The National Electric Vehicle Infrastructure, or NEVI, program got off to a slow start and had spent only a small share of its budget when the Trump administration took office a year ago and sought to claw back funding.
Now, NEVI is facing a $500 million reduction, part of a larger package totaling about $900 million in proposed cuts related to electric transportation. This would be a major step back for EV charging, but it’s an afterthought in a budget debate that has been more about immigration enforcement rules and avoiding a government shutdown.
At the same time, state governments and environmental groups have succeeded so far in their push to use the courts to unfreeze funding the government has already committed to states, including a Jan. 23 ruling in U.S. District Court in Washington State. But the bill would negate some of the effects of the ruling.
The gutting of NEVI would not be surprising given the Trump administration’s other actions to cut EV consumer subsidies, but it would be short-sighted in a world moving toward electrified transportation, according to states and organizations that want to preserve funding.
It’s also a blow to states’ confidence in the federal government to live up to basic commitments, said Corrigan Salerno, policy manager for Transportation for America, an advocacy group that works for sustainable transportation investments.

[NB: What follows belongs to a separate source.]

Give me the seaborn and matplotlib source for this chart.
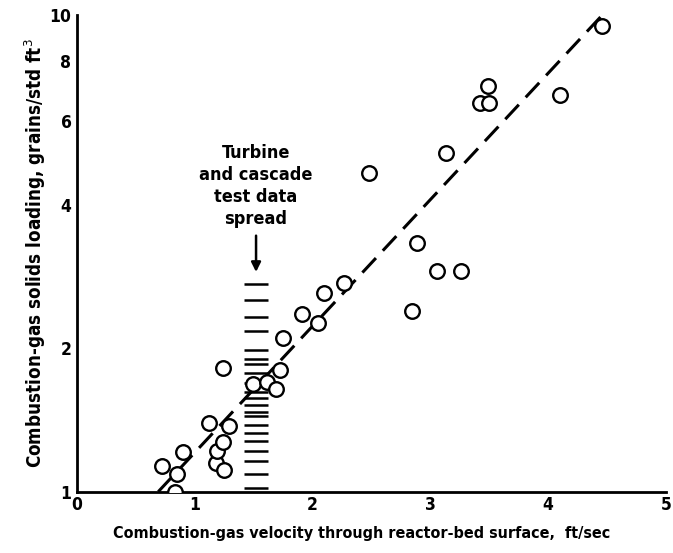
import matplotlib
matplotlib.use("Agg")
import matplotlib.pyplot as plt
import seaborn as sns
import numpy as np
import pandas as pd
from matplotlib.ticker import FixedLocator, NullFormatter

# ---- data ----
vel = [0.72, 0.83, 0.85, 0.90, 1.12, 1.18, 1.19, 1.24, 1.24, 1.25, 1.29,
       1.49, 1.61, 1.69, 1.72, 1.75, 1.91, 2.05, 2.10, 2.27, 2.48, 2.84,
       2.89, 3.06, 3.13, 3.26, 3.42, 3.49, 3.50, 4.10, 4.46]
loading = [1.13, 1.00, 1.09, 1.21, 1.39, 1.15, 1.22, 1.27, 1.82, 1.11, 1.37,
           1.68, 1.70, 1.64, 1.80, 2.10, 2.36, 2.26, 2.61, 2.74, 4.67, 2.39,
           3.32, 2.91, 5.13, 2.91, 6.53, 7.10, 6.53, 6.79, 9.48]
fit_vel = [0.69, 4.46]
fit_loading = [1.0, 10.0]
spread_vel = 1.52
spread_loading = [2.73, 2.52, 2.33, 2.17, 1.98, 1.90, 1.85, 1.77, 1.69, 1.62,
                  1.57, 1.52, 1.47, 1.44, 1.38, 1.33, 1.28, 1.22, 1.16, 1.09, 1.02]
x_ticks = [0, 1, 2, 3, 4, 5]
y_major = [1, 2, 4, 6, 8, 10]
y_minor = [3, 5, 7, 9]
annotation = "Turbine\nand cascade\ntest data\nspread"
xlabel = "Combustion-gas velocity through reactor-bed surface,  ft/sec"
ylabel = "Combustion-gas solids loading, grains/std ft$^3$"

sns.set_style("white")
plt.rcParams['font.family'] = ['DejaVu Sans']
plt.rcParams['font.stretch'] = 'condensed'
plt.rcParams['text.color'] = 'black'
plt.rcParams['axes.labelcolor'] = 'black'
plt.rcParams['mathtext.fontset'] = 'dejavusans'

fig = plt.figure(figsize=(6.73, 5.53), dpi=100)
ax = fig.add_axes([0.1144, 0.1109, 0.8752, 0.862])

df = pd.DataFrame({"v": vel, "l": loading})
fit = pd.DataFrame({"v": fit_vel, "l": fit_loading})

sns.lineplot(data=fit, x="v", y="l", ax=ax, color="black", lw=2.2,
             linestyle=(0, (6.5, 3.3)), zorder=2)
sns.scatterplot(data=df, x="v", y="l", ax=ax, marker="o", s=110,
                facecolor="white", edgecolor="black", linewidth=1.7, zorder=3)
ax.hlines(spread_loading, spread_vel - 0.1, spread_vel + 0.1,
          color="black", lw=1.8, zorder=1)

ax.set_yscale("log")
ax.set_xlim(0, 5)
ax.set_ylim(1, 10)
ax.xaxis.set_major_locator(FixedLocator(x_ticks))
ax.set_xticklabels([str(t) for t in x_ticks])
ax.yaxis.set_major_locator(FixedLocator(y_major))
ax.yaxis.set_minor_locator(FixedLocator(y_minor))
ax.yaxis.set_minor_formatter(NullFormatter())
ax.set_yticklabels([str(t) for t in y_major])

for s in ["top", "right"]:
    ax.spines[s].set_visible(False)
for s in ["left", "bottom"]:
    ax.spines[s].set_linewidth(2)
    ax.spines[s].set_color("black")

ax.tick_params(axis="both", which="major", direction="in", length=12, width=2,
               labelsize=12.5, colors="black", pad=4)
ax.tick_params(axis="x", which="major", length=16, pad=3)
ax.tick_params(axis="y", which="minor", direction="in", length=9, width=2)
for lab in ax.get_xticklabels() + ax.get_yticklabels():
    lab.set_fontweight("bold")

ax.set_xlabel(xlabel, fontsize=11.5, fontweight="bold", labelpad=3)
ax.xaxis.set_label_coords(0.483, -0.072)
ax.set_ylabel(ylabel, fontsize=13.5, fontweight="bold", labelpad=1)

ax.annotate(annotation, xy=(1.52, 2.89), xytext=(1.52, 3.57),
            ha="center", va="bottom", fontsize=13, fontweight="bold",
            linespacing=1.3,
            arrowprops=dict(arrowstyle="-|>", color="black", lw=1.8,
                            mutation_scale=14, shrinkA=3, shrinkB=0))

fig.savefig("out.png", dpi=100)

“This is the kind of cut that really undermines the trust that should be there,” he said.
Last week, the U.S. House passed an appropriations bill that cuts funding for NEVI and reallocates the money for other transportation uses. This was part of a measure that covers funding for transportation, housing and urban development for the fiscal year that began last October. The government was running on a stopgap measure agreed to in November, after a 43-day government shutdown.
The Senate on Friday passed a version of the bill as part of a larger agreement to prevent another government shutdown.

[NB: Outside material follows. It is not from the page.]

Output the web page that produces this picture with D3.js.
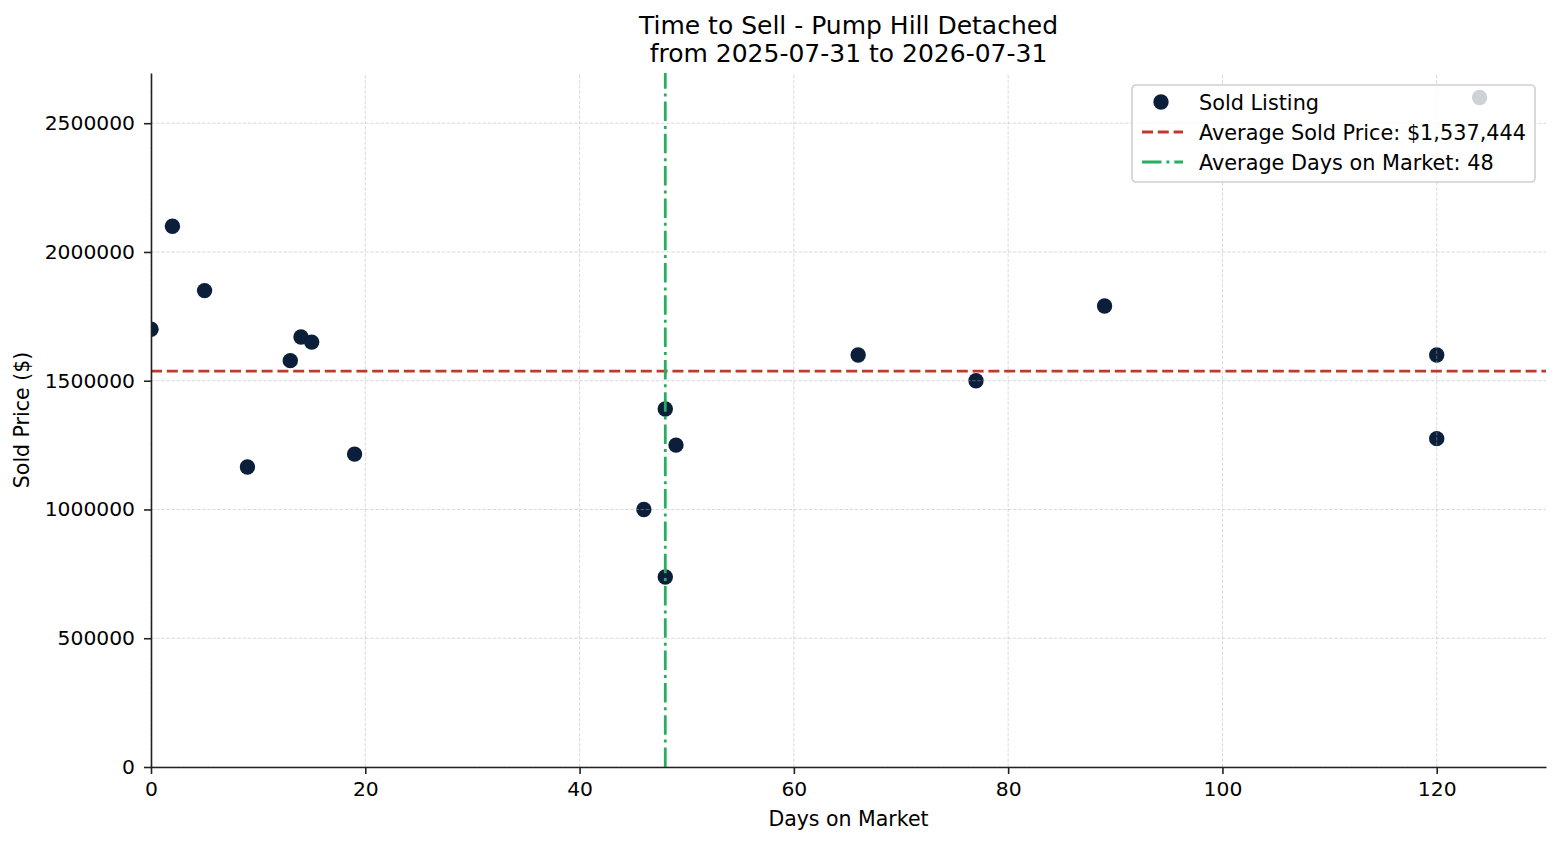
<!DOCTYPE html>
<html>
<head>
<meta charset="utf-8">
<script src="https://cdn.jsdelivr.net/npm/d3@7"></script>
<style>
  body { margin: 0; background: #fff; }
  svg { font-family: "DejaVu Sans", sans-serif; }
</style>
</head>
<body>
<div id="chart"></div>
<script>
// values
var daysOnMarket = [0, 2, 5, 9, 13, 14, 15, 19, 46, 48, 48, 49, 66, 77, 89, 120, 120, 124];
var soldPrice = [1700000, 2100000, 1850000, 1165000, 1578000, 1670000, 1650000, 1215000,
    1000000, 1390000, 738000, 1250000, 1600000, 1500000, 1790000, 1600000, 1275000, 2600000];
var avgSoldPrice = 1537444;
var avgDays = 48;
var xTicks = [0, 20, 40, 60, 80, 100, 120];
var yTicks = [0, 500000, 1000000, 1500000, 2000000, 2500000];
var titleLines = ["Time to Sell - Pump Hill Detached", "from 2025-07-31 to 2026-07-31"];
var legendLabels = ["Sold Listing", "Average Sold Price: $1,537,444", "Average Days on Market: 48"];

var width = 1560;
var height = 845;
var margin = {
    top: 73,
    right: 14,
    bottom: 78,
    left: 151
};

var navy = "#0b1f3a";
var red = "#c0392b";
var green = "#27ae60";

var data = daysOnMarket.map(function (d, i) {
    return { days: d, price: soldPrice[i] };
});

var x = d3.scaleLinear()
    .domain([0, 130.2])
    .range([margin.left, width - margin.right]);
var y = d3.scaleLinear()
    .domain([0, 2695000])
    .range([height - margin.bottom, margin.top]);

var svg = d3.select('#chart').append('svg')
    .attr('width', width)
    .attr('height', height);

svg.append("clipPath")
    .attr("id", "plot-clip")
    .append("rect")
    .attr("x", margin.left)
    .attr("y", margin.top)
    .attr("width", width - margin.left - margin.right)
    .attr("height", height - margin.top - margin.bottom);

// points
svg.append("g")
    .attr("clip-path", "url(#plot-clip)")
    .selectAll("circle")
    .data(data)
    .enter().append("circle")
    .attr("cx", d => x(d.days))
    .attr("cy", d => y(d.price))
    .attr("r", 7.7)
    .attr("fill", navy);

// grid, sits over the points like the original
var grid = svg.append("g")
    .attr("stroke", "#b0b0b0")
    .attr("stroke-opacity", 0.6)
    .attr("stroke-width", 0.8)
    .attr("stroke-dasharray", "3.5,1.6");
grid.selectAll(".gx")
    .data(xTicks)
    .enter().append("line")
    .attr("x1", d => x(d)).attr("x2", d => x(d))
    .attr("y1", y.range()[0]).attr("y2", y.range()[1]);
grid.selectAll(".gy")
    .data(yTicks)
    .enter().append("line")
    .attr("x1", x.range()[0]).attr("x2", x.range()[1])
    .attr("y1", d => y(d)).attr("y2", d => y(d));

// average lines
svg.append("line")
    .attr("x1", x.range()[0]).attr("x2", x.range()[1])
    .attr("y1", y(avgSoldPrice)).attr("y2", y(avgSoldPrice))
    .attr("stroke", red)
    .attr("stroke-width", 2.8)
    .attr("stroke-dasharray", "11,4.8");
svg.append("line")
    .attr("x1", x(avgDays)).attr("x2", x(avgDays))
    .attr("y1", y.range()[0]).attr("y2", y.range()[1])
    .attr("stroke", green)
    .attr("stroke-width", 2.8)
    .attr("stroke-dasharray", "19.5,4.9,3,4.9");

// axes
var xAxis = svg.append("g")
    .attr("transform", 'translate(0,' + (height - margin.bottom) + ')')
    .call(d3.axisBottom(x).tickValues(xTicks).tickSize(7).tickPadding(8).tickSizeOuter(0));
var yAxis = svg.append("g")
    .attr("transform", 'translate(' + margin.left + ',0)')
    .call(d3.axisLeft(y).tickValues(yTicks).tickFormat(d3.format("d")).tickSize(7).tickPadding(9).tickSizeOuter(0));

[xAxis, yAxis].forEach(function (g) {
    g.attr("font-family", null).attr("font-size", null);
    g.selectAll("text").attr("font-size", 20.3).attr("fill", "#000");
    g.selectAll(".tick line").attr("stroke", "#222").attr("stroke-width", 1.6);
    g.select(".domain").attr("stroke", "#222").attr("stroke-width", 1.6);
});

// axis labels and title
svg.append("text")
    .attr("x", (x.range()[0] + x.range()[1]) / 2)
    .attr("y", 826)
    .attr("text-anchor", "middle")
    .attr("font-size", 20.5)
    .text("Days on Market");
svg.append("text")
    .attr("transform", "translate(29," + ((y.range()[0] + y.range()[1]) / 2) + ") rotate(-90)")
    .attr("text-anchor", "middle")
    .attr("font-size", 20.5)
    .text("Sold Price ($)");
svg.append("g").selectAll("text")
    .data(titleLines)
    .enter().append("text")
    .attr("x", (x.range()[0] + x.range()[1]) / 2)
    .attr("y", (d, i) => 34 + i * 28)
    .attr("text-anchor", "middle")
    .attr("font-size", 25)
    .text(d => d);

// legend
var legend = svg.append("g").attr("transform", "translate(1132,85)");
legend.append("rect")
    .attr("width", 403)
    .attr("height", 97)
    .attr("rx", 4)
    .attr("fill", "#fff")
    .attr("fill-opacity", 0.8)
    .attr("stroke", "#d0d0d0")
    .attr("stroke-width", 1.6);
var rows = legend.selectAll(".row")
    .data(legendLabels)
    .enter().append("g")
    .attr("transform", (d, i) => "translate(0," + (17 + i * 30) + ")");
rows.append("text")
    .attr("x", 67)
    .attr("dy", "0.36em")
    .attr("font-size", 20.8)
    .text(d => d);
rows.filter((d, i) => i === 0).append("circle")
    .attr("cx", 29).attr("r", 7.7).attr("fill", navy);
rows.filter((d, i) => i === 1).append("line")
    .attr("x1", 10).attr("x2", 51)
    .attr("stroke", red).attr("stroke-width", 2.8).attr("stroke-dasharray", "11,4.8");
rows.filter((d, i) => i === 2).append("line")
    .attr("x1", 10).attr("x2", 51)
    .attr("stroke", green).attr("stroke-width", 2.8).attr("stroke-dasharray", "19.5,4.9,3,4.9");
</script>
</body>
</html>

Now, the bill is back in the House to consider the Senate’s changes, but the language defunding NEVI remains unchanged. House Speaker Mike Johnson (R-La.) said on Sunday that he expects to hold votes as soon as Tuesday.
Rep. Steve Womack (R-Ark.), the chairman of the subcommittee that drafted the transportation budget, said in a statement that the bill “reflects a deliberate shift away from bloated bureaucracy and refocuses taxpayer dollars on priorities that matter to the American people—safety, mobility, economic growth, and housing affordability.”

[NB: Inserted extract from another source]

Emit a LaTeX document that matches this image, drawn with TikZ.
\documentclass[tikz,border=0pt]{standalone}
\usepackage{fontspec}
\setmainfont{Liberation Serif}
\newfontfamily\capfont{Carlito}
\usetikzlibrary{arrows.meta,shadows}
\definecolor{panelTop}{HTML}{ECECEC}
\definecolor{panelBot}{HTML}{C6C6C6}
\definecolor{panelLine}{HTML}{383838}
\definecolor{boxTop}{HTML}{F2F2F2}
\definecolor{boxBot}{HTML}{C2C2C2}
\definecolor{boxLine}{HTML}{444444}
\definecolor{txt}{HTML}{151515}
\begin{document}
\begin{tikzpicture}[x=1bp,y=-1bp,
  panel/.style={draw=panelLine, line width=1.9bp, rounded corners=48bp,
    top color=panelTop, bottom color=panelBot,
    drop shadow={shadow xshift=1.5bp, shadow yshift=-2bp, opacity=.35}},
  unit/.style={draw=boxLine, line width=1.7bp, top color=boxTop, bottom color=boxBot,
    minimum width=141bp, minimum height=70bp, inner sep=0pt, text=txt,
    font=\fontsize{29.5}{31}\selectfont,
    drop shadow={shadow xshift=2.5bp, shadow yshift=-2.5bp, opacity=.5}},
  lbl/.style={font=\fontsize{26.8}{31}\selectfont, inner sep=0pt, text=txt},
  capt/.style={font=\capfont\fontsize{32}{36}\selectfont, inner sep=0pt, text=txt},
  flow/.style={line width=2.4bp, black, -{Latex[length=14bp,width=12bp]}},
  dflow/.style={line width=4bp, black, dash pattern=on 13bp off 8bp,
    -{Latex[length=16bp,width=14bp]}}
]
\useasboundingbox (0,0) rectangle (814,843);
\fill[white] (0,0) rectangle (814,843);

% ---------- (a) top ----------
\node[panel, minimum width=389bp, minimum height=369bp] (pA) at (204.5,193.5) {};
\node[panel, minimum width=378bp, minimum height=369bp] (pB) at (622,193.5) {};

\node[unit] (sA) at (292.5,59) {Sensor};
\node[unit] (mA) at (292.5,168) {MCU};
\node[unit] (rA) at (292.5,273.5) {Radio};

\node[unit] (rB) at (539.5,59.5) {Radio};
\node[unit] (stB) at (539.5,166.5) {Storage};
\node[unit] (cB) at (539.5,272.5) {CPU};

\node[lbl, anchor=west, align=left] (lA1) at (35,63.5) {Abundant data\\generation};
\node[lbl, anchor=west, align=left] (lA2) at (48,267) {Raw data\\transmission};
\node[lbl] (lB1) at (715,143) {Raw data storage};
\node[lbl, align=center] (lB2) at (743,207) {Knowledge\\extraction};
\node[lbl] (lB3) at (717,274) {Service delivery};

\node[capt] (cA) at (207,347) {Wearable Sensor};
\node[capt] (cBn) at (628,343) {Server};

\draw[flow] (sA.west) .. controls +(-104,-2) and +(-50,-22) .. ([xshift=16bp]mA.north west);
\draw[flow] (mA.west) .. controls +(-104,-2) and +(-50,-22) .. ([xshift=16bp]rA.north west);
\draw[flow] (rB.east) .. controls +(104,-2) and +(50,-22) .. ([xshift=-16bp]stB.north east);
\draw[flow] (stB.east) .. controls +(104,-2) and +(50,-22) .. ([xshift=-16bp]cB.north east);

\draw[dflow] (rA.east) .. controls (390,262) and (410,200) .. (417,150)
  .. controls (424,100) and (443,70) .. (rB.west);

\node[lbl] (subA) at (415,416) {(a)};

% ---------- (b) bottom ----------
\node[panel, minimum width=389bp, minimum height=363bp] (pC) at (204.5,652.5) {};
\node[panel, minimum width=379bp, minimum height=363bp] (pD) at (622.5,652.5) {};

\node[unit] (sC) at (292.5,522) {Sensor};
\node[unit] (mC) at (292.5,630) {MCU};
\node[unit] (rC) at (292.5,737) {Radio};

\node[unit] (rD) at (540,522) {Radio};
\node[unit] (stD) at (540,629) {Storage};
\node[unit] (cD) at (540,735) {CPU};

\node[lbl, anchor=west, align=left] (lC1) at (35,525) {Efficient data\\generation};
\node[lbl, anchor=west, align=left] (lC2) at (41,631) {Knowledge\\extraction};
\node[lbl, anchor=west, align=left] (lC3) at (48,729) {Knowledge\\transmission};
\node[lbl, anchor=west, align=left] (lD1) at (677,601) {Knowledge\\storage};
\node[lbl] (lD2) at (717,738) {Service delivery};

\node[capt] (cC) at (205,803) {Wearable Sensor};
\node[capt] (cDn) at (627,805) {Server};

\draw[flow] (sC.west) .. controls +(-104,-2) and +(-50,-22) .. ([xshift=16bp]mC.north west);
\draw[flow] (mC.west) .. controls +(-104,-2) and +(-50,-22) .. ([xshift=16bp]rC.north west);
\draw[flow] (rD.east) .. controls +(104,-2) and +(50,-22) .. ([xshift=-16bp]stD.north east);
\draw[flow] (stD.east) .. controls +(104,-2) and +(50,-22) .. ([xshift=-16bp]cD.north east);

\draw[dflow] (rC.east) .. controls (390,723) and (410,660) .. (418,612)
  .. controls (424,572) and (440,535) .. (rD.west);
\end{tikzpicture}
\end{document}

In the same news release, Womack’s office said the bill redirects $2.3 billion in “wasteful Democratic priorities” to instead “invest in safety and improve the movement of freight and the traveling public.”
The NEVI program was designed to provide about $5 billion, spread over five years, to expand EV charging accessibility, as part of a significant increase in federal support to ease the transition to EVs. It was part of the bipartisan Infrastructure Investment and Jobs Act signed by President Joe Biden in 2021.
But various delays meant it took more than two years for the first federally funded charging station to open, which happened in December 2023 in Ohio. As of a year ago, there were only 57 NEVI-funded stations in operation, according to a report issued by Congress last summer. Estimates vary about the current number.
The Trump administration said in a letter in February 2025 that it was rescinding all prior and future funding for NEVI programs. This sent shockwaves through state governments that had established processes for using the money and had already spent some of it.
Environmental groups and 17 state governments sued the Trump administration to unfreeze the funds that the government had already promised. Last week, a U.S. District Court judge in Washington State ruled in favor of the states, allowing the NEVI spending to continue.
Judge Tana Lin, appointed by Biden, said the Trump administration’s conduct was capricious and “simply not how things are lawfully done.”
But the ruling’s effect will likely be undercut by the budget bill in Congress, according to Salerno of Transportation for America.
“The administration played a dirty game with Congress here, making sure that states couldn’t spend down their money, and held that money hostage for long enough such that Congress could eventually take it and re-appropriate those funds for new priorities,” Salerno said. “It’s really unfortunate to see the confidence undermined in what’s supposed to be a bipartisan negotiated infrastructure law.”